Extreme Sound Confinement From Quasibound States in the Continuum

Extreme confinement of incident acoustic waves remains challenging due to the conflict between reflection elimination and weak dissipation. In this study, by realizing a Friedrich-Wintgen quasibound state in the continuum (quasi-BIC), we demonstrate that sound confinement with an arbitrarily high quality factor becomes possible. The proposed proof-of-concept system consists of two slightly detuned resonators sharing a single-port radiating channel and supports a quasi-BIC. When operating with balanced low radiative and dissipative decay rates, it allows frequency-selective trapping of the incoming sound waves. The effect is experimentally and numerically validated as evidenced by the observation of an ultranarrow reflection dip (zero reflection at 420.8 Hz) along with intensive field enhancement (24.5 dB). We also show that the quality factor can be further improved by simultaneously reducing the detuning and the intrinsic loss. Our work breaks through the barrier in obtaining extreme sound confinement and may offer opportunities for the development of acoustic sensors, filters, and harvesters.

Figure 1

Sound confinement via a BIC. (a) Unity reflection in a lossless resonant cavity.
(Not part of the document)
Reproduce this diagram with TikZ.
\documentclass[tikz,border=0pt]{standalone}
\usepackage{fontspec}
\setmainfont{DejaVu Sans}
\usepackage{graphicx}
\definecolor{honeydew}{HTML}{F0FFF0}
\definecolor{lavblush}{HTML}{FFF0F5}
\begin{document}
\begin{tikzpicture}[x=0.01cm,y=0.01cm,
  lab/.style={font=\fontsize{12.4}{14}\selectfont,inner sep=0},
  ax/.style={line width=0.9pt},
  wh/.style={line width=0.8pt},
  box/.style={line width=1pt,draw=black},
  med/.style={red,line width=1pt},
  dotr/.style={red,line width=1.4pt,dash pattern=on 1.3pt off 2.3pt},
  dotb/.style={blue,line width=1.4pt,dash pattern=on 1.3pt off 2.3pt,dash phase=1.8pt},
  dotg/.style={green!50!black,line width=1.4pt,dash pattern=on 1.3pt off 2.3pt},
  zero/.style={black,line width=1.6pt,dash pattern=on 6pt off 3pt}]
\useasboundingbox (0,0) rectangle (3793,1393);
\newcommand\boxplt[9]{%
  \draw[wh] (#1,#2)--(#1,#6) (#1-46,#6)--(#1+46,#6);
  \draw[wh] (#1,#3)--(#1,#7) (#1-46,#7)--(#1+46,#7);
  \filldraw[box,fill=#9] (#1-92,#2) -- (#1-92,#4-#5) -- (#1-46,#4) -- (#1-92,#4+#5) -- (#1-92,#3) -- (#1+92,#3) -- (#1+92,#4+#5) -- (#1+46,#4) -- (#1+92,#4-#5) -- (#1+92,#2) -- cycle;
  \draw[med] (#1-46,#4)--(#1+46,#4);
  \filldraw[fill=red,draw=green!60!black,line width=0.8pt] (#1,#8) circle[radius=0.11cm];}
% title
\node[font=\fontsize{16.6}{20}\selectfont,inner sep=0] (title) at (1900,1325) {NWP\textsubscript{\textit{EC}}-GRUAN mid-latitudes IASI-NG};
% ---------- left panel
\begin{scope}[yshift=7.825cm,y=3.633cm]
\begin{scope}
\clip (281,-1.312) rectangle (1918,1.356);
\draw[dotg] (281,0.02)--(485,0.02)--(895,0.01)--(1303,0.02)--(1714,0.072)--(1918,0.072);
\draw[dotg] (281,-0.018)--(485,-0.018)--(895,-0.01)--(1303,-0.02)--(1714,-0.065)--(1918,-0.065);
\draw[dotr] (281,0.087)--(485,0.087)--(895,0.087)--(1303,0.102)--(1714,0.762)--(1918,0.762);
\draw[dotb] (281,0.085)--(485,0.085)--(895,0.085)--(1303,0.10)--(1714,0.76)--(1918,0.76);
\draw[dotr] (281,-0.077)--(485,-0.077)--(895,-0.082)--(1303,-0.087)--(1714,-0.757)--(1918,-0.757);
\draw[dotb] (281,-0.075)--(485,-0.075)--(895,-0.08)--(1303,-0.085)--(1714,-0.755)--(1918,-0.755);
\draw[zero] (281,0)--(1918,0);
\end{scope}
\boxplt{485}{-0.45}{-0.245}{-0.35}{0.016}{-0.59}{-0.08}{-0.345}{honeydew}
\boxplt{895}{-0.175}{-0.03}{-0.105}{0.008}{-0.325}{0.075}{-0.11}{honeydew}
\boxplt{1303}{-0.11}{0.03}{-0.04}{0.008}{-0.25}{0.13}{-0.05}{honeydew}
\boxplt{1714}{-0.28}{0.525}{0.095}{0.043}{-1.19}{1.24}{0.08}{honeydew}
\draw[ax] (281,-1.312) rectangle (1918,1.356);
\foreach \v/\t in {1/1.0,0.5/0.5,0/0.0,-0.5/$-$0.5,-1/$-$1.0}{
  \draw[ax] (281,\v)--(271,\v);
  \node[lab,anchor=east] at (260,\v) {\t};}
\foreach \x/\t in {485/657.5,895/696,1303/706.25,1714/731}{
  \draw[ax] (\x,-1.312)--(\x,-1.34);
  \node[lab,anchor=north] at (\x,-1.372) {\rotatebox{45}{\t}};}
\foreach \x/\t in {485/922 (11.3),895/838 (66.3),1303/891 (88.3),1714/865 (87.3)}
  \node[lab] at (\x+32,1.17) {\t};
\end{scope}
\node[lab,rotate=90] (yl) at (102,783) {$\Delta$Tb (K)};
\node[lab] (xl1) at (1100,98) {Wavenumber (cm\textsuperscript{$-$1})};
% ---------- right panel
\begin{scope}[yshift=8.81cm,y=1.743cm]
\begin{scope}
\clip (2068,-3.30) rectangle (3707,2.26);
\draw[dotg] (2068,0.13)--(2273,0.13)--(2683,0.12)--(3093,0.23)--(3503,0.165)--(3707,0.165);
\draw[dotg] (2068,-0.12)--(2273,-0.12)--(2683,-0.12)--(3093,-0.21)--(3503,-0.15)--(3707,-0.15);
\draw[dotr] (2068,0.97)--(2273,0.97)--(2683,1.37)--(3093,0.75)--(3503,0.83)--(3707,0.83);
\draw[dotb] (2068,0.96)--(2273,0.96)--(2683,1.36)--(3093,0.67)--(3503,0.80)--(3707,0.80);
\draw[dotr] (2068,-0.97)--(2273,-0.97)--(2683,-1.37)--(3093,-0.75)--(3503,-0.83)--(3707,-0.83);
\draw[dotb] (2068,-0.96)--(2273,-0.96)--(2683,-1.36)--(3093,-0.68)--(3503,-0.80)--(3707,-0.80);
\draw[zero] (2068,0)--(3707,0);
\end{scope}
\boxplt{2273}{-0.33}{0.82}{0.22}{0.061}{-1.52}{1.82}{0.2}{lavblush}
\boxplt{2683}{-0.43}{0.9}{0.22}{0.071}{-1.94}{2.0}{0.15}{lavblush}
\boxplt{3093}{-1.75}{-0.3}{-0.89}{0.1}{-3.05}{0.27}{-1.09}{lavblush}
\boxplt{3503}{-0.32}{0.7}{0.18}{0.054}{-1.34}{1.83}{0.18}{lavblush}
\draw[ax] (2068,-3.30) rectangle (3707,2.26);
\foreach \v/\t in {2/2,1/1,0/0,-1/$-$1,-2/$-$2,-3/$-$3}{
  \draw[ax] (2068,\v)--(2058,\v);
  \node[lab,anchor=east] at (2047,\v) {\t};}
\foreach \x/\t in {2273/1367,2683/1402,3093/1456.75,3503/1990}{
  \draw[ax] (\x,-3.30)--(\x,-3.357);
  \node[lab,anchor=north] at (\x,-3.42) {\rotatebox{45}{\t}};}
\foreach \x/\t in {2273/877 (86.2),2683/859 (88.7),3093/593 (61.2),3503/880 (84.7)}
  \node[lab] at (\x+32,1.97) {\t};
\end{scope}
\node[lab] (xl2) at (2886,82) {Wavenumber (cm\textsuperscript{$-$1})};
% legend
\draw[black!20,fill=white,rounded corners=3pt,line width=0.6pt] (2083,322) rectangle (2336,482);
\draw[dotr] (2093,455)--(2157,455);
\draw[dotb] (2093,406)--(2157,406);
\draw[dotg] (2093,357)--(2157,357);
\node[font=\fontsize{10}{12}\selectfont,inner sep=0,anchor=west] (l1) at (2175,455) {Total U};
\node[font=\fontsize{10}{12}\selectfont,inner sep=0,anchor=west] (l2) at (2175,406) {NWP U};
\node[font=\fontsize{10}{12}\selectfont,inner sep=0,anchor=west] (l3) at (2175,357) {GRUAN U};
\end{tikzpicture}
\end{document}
Blue blocks represent rigid structures. $p_i$ and $p_r$ represent the incident and reflected waves. (b) Zero reflection for a lossy cavity (perfect absorber). (c) Friedrich-Wintgen quasi-BIC-induced wave confinement in two detuned resonators (cavities) with tiny intrinsic losses. $p_r^A(B)$ represents the reflected waves from the Cavity $A(B)$. Upper panels are the schematic illustrations of the corresponding systems below. $S_i^{+}$ and $S_r^{-}$ represent the incident and reflected waves. $a_{N(L)}$ and ${\gamma }_{N(L)}$ denote the mode amplitude and the radiative decay rate of the lossless (or lossy) system. ${\mathrm{\Gamma }}_L$ is the dissipative decay rate of the lossy system.

Figure 2

Acoustic quasi-BIC achieved via two detuned resonant cavities. (a) 3D-printed sample with a width ($w$) of $38.5$ mm and a height ($h$) of 54 mm. The length of cavity $A$ is fixed to $l_A=180$ mm. $b$ is the wall thickness, which is set to 4.5 mm. To fit the experimental impedance tube, the two cavities are assembled into a cylindrical adaptor with a radius ($R$) of 50 mm. (b) Calculated reflection amplitude as a function of the cavities’ length difference, $\mathrm{\Delta }l$, and frequency, $\omega /2\pi$. ${\gamma }_A=0.190{\omega }_A$ and ${\gamma }_B=0.191{\omega }_B$, $\mathrm{\Gamma }/{\omega }_0=3.13\times {10}^{-3}$ are extracted from full wave simulations [47]. (c) Calculated reflection amplitude (upper panel) and phase (lower panel) as functions of $\omega /2\pi$ and $\mathrm{\Gamma }/{\omega }_0$. The length of cavity $B$ is selected as 194 mm. White lines refer to the resonant frequencies of individual cavity $A$ (${\omega }_A/2\pi =435.8$ Hz) and cavity $B$ (${\omega }_B/2\pi =406.8$ Hz).

Figure 3

Experimental demonstration. (a) Experimental setup. Points 1–3 are, respectively, situated at the positions $20$, $85$, and 130 mm above the inner bottom of cavity A. (b) Reflection factor (blue) and pressure amplification (red) at point 1. Circles, lines, and forks, respectively, represent the experimental, simulated, (frequency domain) and calculated (impedance-based model) results. (c),(d) Pressure amplifications at points 2–3. (e) Impedance measurements and analysis. Top: acoustic impedances of cavities $A$ (blue lines) and $B$ (red lines). $x_{A(B)}$ and $y_{A(B)}$ represent the resistance and resistance of cavity $A(B)$. Middle: acoustic impedance of the overall coherent system. The solid line and circles represent the theoretical and experimental coherent resistance ($x_{AB}$). The dotted line and triangles represent the theoretical and experimental coherent reactance ($y_{AB}$). Bottom: absorption coefficients of the coherent system (green), individual cavity $A$ (blue) and $B$ (red).

Figure 4

Time-domain simulation. (a),(b), Time-dependent sound-pressure fluctuations at point 4 and point 1. Point 4 is located at the position 200 mm above the cavity opening [47]. $T_0$ is the time period of the incident waves.